Er war schon immer handwerklich interessiert, er hat immer gerne etwas hergestellt. Für Felix Maier stand schnell fest: Ein Job im Büro kam für ihn nicht in Frage. „Ich finde die Arbeiten mit Holz oder mit anderen Werkstoffen sehr interessant“, sagt der aktuelle Auszubildende der Schreinerei Sötje. Die grundsätzliche Motivation, im Handwerk zu arbeiten, sich fundiert ausbilden zu lassen, fasst er mit einem Satz zusammen: „Am Ende des Tages hat man immer etwas vor sich, dass man selbst erschaffen hat.“ Wenn das Holzstück noch mit Rinde angeliefert wird und später daraus eine Treppenstufe entsteht, sei das ein sehr schönes Gefühl.

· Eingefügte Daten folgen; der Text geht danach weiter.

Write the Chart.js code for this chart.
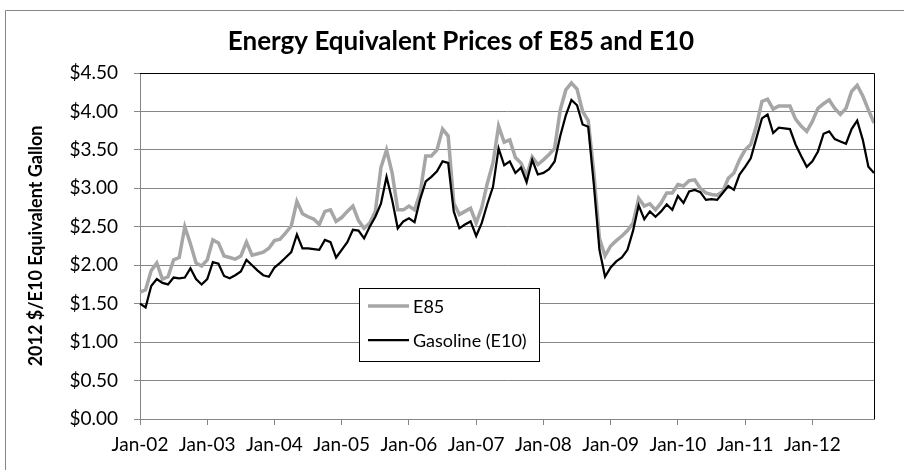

Drei Jahre Ausbildung, Lossprechung und Gesellenbrief: „In diesem Beruf möchte ich bleiben, es steht allerdings noch nicht fest, wie es dann weitergeht“, sagt Felix Maier. In Verbindung mit seinem Abitur schwebe ihm eine Weiterbildung im Beruf vor: Studium, Meisterschule - im Betrieb werde darüber gesprochen, welche Möglichkeiten zur Auswahl stehen.
„Bis jetzt sind wir immer sehr gut mit unseren Auszubildenden gefahren“, sagt Tobias Sötje. Die Zukunft der Schreinerei Sötje um die beiden Geschäftsführer Uwe und Frank Sötje in Kaldenkirchen liegt sowohl in seinen Händen als auch in denen seines Bruders Pascal und seines Cousins Florian. Die Corona-Pandemie hat eine kleine Flaute in die Entwicklung der Ausbildungszahlen gebracht: allerdings nur kurzfristig. In dieser Zeit hat auch die Zahl der Praktika nachgelassen. Inzwischen läuft alles wieder im Normalbetrieb. Denn auch für das kommende Ausbildungsjahr ist der entsprechende Ausbildungsvertrag für den neuen Auszubildenden bereits geschlossen: Ab August wird bei Sötje ein neuer Auszubildender seine Lehre beginnen. „Wir haben immer darauf geachtet, dass wir jemanden ausbilden können“, erklärt Tobias Sötje. Tatsächlich vernehme auch er Stimmen, die von einem grundsätzlichen Nachwuchsproblem im Handwerk berichten. Für das Schreinereihandwerk könne er das jedoch nicht bestätigen.
Dass der Meister sein Wissen im Handwerk an die nachfolgende Generation weitergibt, hat eine mehrere Jahrhunderte dauernde Tradition. „So soll es sein“, bestätigt Tobias Sötje. Natürlich schaut er sich genau an, wer im Betrieb eine Ausbildung beginnen kann. Meist ist es bei ihm so, dass ein vorgeschaltetes Praktikum schon Aufschluss geben kann - für beide Seite übrigens -, ob das Schreinereihandwerk nun die erste Wahl sein soll: „Für uns und unsere Mitarbeitende ist es außerdem wichtig, dass der oder die neue Auszubildende gut ins Team passt.“
Hat das Handwerk ein grundsätzliches Problem, Auszubildende zu finden? Ein zentrales Thema sei die Ansprache der jungen Generation, erklärt Thomas Gütgens, Hauptgeschäftsführer der Kreishandwerkerschaft Niederrhein: „Klassische Informationswege funktionieren heute kaum noch. Jugendliche informieren sich über soziale Medien, Plattformen und weitere digitale Kanäle. Die Herausforderung besteht darin, diese Kommunikationswege aktiv zu nutzen und die zweifelsohne attraktiven Vorteile im Handwerk aufzuzeigen.“
Im Kreis Viersen ist nach seinen Angaben die Zahl der Auszubildenden in den letzten drei Jahren stetig gestiegen, was grundsätzlich positiv sei. „Aber ja, es gibt ein Nachwuchsproblem im Handwerk – wie in vielen anderen Branchen ebenfalls –, das auf verschiedenen strukturellen und gesellschaftlichen Ursachen beruht.“ Gleichzeitig bieten kreative Lösungsansätze und der hohe Bedarf an handwerklichen Dienstleistungen Potenziale, das Problem langfristig zu bewältigen. Voraussetzung sei jedoch ein Umdenken sowohl auf gesellschaftlicher und politischer Ebene.
Besonders beliebt sind weiterhin technische Berufe wie Kfz-Mechatroniker, Anlagenmechaniker und Elektroniker. Weniger gefragt seien Berufe im Lebensmittelbereich wie Bäcker und Fleischer sowie handwerkliche Tätigkeiten wie Metallbauer und Maler, erklärt Thomas Gütgens.